Wednesday, March 7, 2012

Trying on a New Skin: Bugbears and Rhinox

What is reskinning?  Simply put it is when you take one creature and describe it differently.  You leave the stats the same, so you can run it them same if you wish, but with the creature looking completely different you have a completely new creature.
Bugbears resemble hairy, feral goblins standing seven feet tall. They take their name from their noses and claws, which are similar to those of bears. Their claws are not long and sharp enough to be used as weapons, so bugbears often armor and arm themselves with a variety of purloined gear. Most often, this gear is second-rate and in poor repair.
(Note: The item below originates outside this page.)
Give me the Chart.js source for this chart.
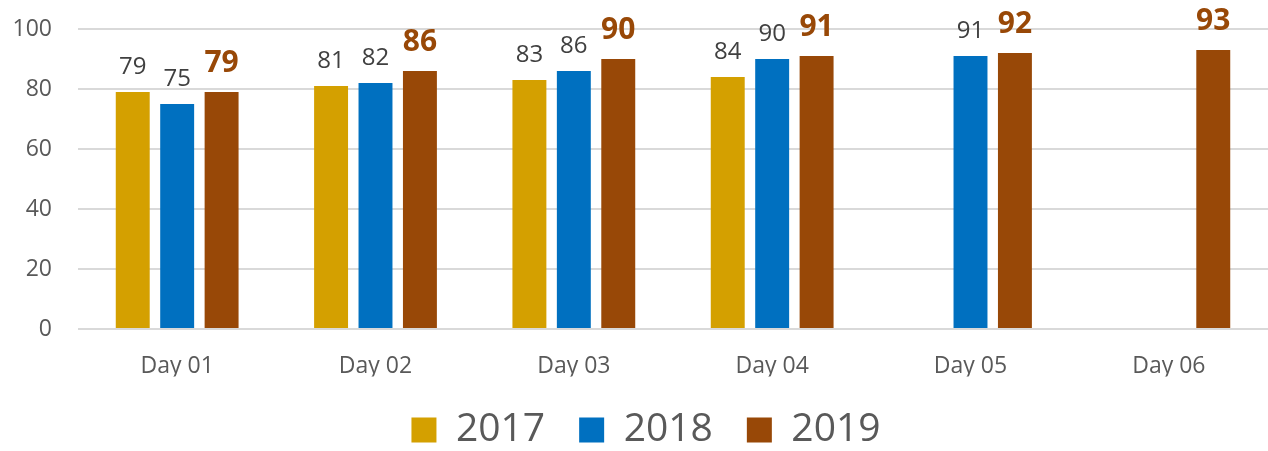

Bugbear eyes are greenish white with red pupils, and their wedge-shaped ears rise from the tops of their heads. Most bugbears have hides ranging from light yellow to yellow brown and their thick, coarse hair ranges from brown to brick red.

Rhinox are large humanoid creatures who bear two horns on their sloped skulls. These horns however are not on either side of the head but in the center of their snouts.  Their horns are kept a brilliant ivory white and are a great source of pride for the male Rhinox. 

These fearsome creatures are stocky and are covered in a thick grey hide that provides the Rhinox with a natural sort of armor.  While very intimidating these creatures are very stoic. It takes a lot to anger a Rhinox, but once they are angry they are a very dangerous foe.  Those their legs are short and stocky for their size, they are very fast and even unarmed the Rhinox can use their horns for a powerful gore attack that can fell the sturdiest opponent.

While using the same stats of the Bugbear but describing it as above you create a brand new creature, and possibly a brand new race for your game world.  You can also use the morning star stats that a typical Bugbear has (from 3.5) and use those stats for both their weapons and their gore attack.  

If you have any suggestions for future Skin jobs, please leave them in the comments. 

1 comment:

  1. I used to do this all the time when I ran D&D. It's an amazingly simple, completely flavorful way to keep your players curious about the game-world by tossing their expectations out the window.